Zuckerberg's Meta Crashes to 25th Largest Company Overnight
Facebook's parent company Meta (META) - Get Free Report has been struggling with online advertising spending drops, competition from TikTok, and increasing uneasiness and skepticism about the future of the Metaverse.
In this environment, the company reported third-quarter earnings yesterday that spooked investors, evidenced by Meta's 24% drop in stock value the next morning, Oct. 27.
This caused Meta's market cap to fall to $274 billion, plunging 12 spots to be the 25th largest public company in the world.
"Facebook $META is now the 25th largest public company in the world, dropping 12 spots overnight," tweeted @StockMKTNewz.
Trading below $100 early in the morning, it was the lowest price the stock has seen in six years.
Meta had reported third-quarter revenue of $27.7 billion for its second quarterly drop in a row.
Worse, Meta signaled a gloomy outlook for the fourth quarter, projecting $30 billion to $32.5 billion in revenue. Wall Street was anticipating Q4 revenue in the high end of that range so the projected floor rattled some nerves.

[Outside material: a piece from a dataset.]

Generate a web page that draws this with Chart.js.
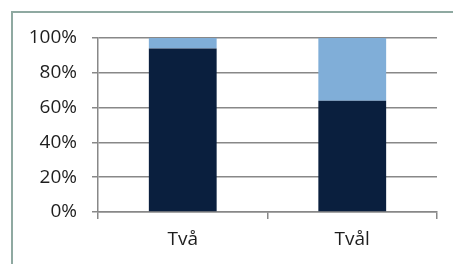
<!DOCTYPE html>
<html>
<head>
<meta charset="utf-8">
<script src="https://cdn.jsdelivr.net/npm/chart.js@4/dist/chart.umd.min.js"></script>
<style>
  html, body { margin: 0; padding: 0; background: #fff; }
  #wrap { position: relative; width: 453px; height: 264px; overflow: hidden; }
  #frame { position: absolute; left: 11px; top: 11px; width: 600px; height: 400px;
           border-left: 2px solid #8fa9a1; border-top: 2px solid #8fa9a1; }
  canvas { position: absolute; left: 0; top: 0; }
</style>
</head>
<body>
<div id="wrap">
  <div id="frame"></div>
  <canvas id="c" width="453" height="264"></canvas>
</div>
<script>
const categories = ["Två", "Tvål"];
const seriesDark = [94, 64];
const seriesLight = [6, 36];
const yTicks = [0, 20, 40, 60, 80, 100];

const FONT = { family: "'Open Sans', sans-serif", size: 19 };
const GRID = "#888888";

new Chart(document.getElementById("c"), {
  type: "bar",
  data: {
    labels: categories,
    datasets: [
      { data: seriesDark, backgroundColor: "#0a1f3e", barPercentage: 0.4, categoryPercentage: 1 },
      { data: seriesLight, backgroundColor: "#80aed8", barPercentage: 0.4, categoryPercentage: 1 }
    ]
  },
  options: {
    responsive: false,
    animation: false,
    devicePixelRatio: 1,
    layout: { padding: { top: 38, right: 16, bottom: 0, left: 0 } },
    plugins: { legend: { display: false }, tooltip: { enabled: false } },
    scales: {
      x: {
        stacked: true,
        afterFit: s => { s.height = 52; },
        grid: { drawOnChartArea: false, color: GRID, lineWidth: 1.5, tickLength: 7, offset: true },
        border: { color: GRID, width: 1.5 },
        ticks: { color: "#1e1e1e", font: FONT, padding: 9 }
      },
      y: {
        stacked: true,
        min: 0, max: 100,
        afterFit: s => { s.width = 98; },
        afterBuildTicks: s => { s.ticks = yTicks.map(v => ({ value: v })); },
        grid: { color: GRID, lineWidth: 1.5, tickLength: 6 },
        border: { color: GRID, width: 1.5 },
        ticks: { color: "#1e1e1e", font: FONT, padding: 15, callback: v => v + "%" }
      }
    }
  }
});
</script>
</body>
</html>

Meta shares are down 61% since Jan. 1.
"While we continue to navigate some challenging dynamics--a volatile macroeconomy, increasing competition, ads signal loss, and growing costs from our long-term investments--I have to say that our product trends look better from what I see than some of the commentary I’ve seen suggests," CEO Mark Zuckerberg said on the earnings call.
"In 2023, we're going to focus our investments on a small number of high priority growth areas," he added. "So that means some teams will grow meaningfully, but most other teams will stay flat or shrink over the next year. In aggregate, we expect to end 2023 as either roughly the same size, or even a slightly smaller organization than we are today."